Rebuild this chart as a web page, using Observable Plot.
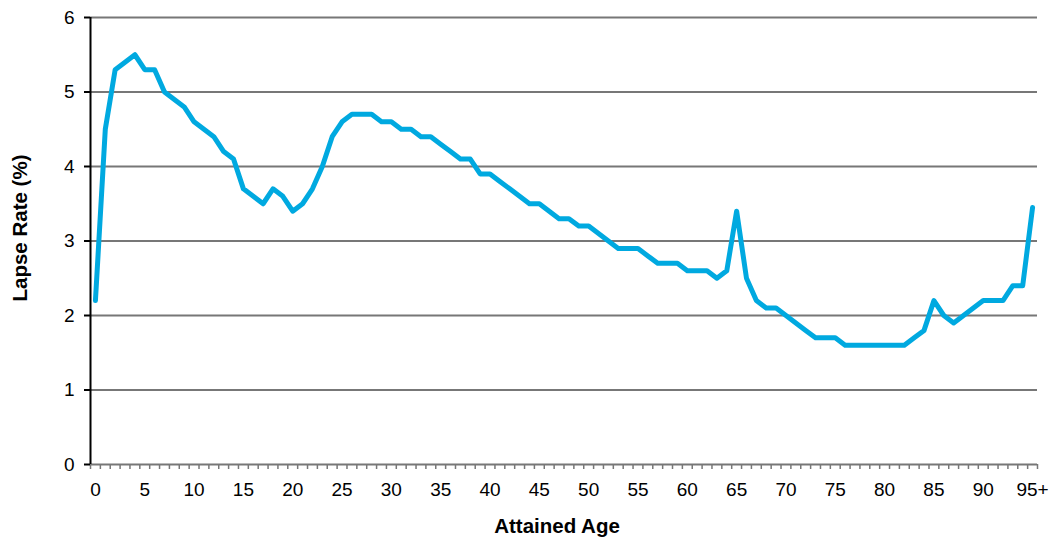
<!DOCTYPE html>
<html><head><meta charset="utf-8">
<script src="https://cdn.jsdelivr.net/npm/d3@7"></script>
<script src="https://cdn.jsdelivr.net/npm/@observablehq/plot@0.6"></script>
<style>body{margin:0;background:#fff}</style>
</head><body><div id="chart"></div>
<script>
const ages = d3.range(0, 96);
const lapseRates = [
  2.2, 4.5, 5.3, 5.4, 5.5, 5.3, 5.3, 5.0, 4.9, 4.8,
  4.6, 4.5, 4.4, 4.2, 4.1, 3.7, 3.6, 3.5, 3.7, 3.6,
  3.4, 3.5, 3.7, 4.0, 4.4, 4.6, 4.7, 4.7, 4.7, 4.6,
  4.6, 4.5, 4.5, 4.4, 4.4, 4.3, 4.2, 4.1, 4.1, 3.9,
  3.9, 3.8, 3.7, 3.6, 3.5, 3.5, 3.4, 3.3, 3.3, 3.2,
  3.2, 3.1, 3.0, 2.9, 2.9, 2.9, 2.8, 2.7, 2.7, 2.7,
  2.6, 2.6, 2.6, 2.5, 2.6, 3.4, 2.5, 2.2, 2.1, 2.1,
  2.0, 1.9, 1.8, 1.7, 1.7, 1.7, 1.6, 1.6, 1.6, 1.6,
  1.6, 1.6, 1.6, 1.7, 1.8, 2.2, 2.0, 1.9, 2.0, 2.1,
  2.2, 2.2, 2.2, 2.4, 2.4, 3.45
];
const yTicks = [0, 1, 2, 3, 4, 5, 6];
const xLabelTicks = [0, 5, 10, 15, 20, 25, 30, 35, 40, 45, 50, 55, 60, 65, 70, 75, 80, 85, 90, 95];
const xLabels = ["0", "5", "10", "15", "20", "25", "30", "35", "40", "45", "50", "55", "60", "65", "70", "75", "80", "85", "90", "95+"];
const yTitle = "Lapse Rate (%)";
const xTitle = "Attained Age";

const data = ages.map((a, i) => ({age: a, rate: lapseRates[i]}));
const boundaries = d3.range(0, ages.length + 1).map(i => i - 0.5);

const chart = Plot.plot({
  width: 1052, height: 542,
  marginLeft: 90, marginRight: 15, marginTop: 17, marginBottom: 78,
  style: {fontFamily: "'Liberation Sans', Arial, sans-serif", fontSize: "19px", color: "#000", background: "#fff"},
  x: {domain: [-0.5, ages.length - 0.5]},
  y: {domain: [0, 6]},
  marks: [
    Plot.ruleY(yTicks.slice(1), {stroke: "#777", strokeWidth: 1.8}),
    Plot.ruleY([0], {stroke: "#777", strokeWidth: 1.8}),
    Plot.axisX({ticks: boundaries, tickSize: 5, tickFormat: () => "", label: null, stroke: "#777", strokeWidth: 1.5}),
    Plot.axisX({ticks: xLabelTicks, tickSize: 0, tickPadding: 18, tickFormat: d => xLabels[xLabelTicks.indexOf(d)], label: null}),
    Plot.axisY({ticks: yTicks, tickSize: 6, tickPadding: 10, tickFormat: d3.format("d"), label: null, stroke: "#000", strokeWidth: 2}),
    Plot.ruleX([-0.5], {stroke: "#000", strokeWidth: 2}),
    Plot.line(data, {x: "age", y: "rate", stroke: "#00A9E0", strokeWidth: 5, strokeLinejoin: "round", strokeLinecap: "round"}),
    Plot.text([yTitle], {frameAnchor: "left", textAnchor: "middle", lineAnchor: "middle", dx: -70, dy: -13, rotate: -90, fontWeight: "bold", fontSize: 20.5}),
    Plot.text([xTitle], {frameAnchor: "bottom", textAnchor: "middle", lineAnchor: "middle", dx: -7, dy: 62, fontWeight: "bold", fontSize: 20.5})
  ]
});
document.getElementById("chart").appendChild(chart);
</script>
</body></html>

WORK INSTRUCTIONS
Write out every line of the data that holds the word "chart".

EXERCISE RESULT
Rebuild this chart as a web page, using Observable Plot.
</head><body><div id="chart"></div>
const chart = Plot.plot({
document.getElementById("chart").appendChild(chart);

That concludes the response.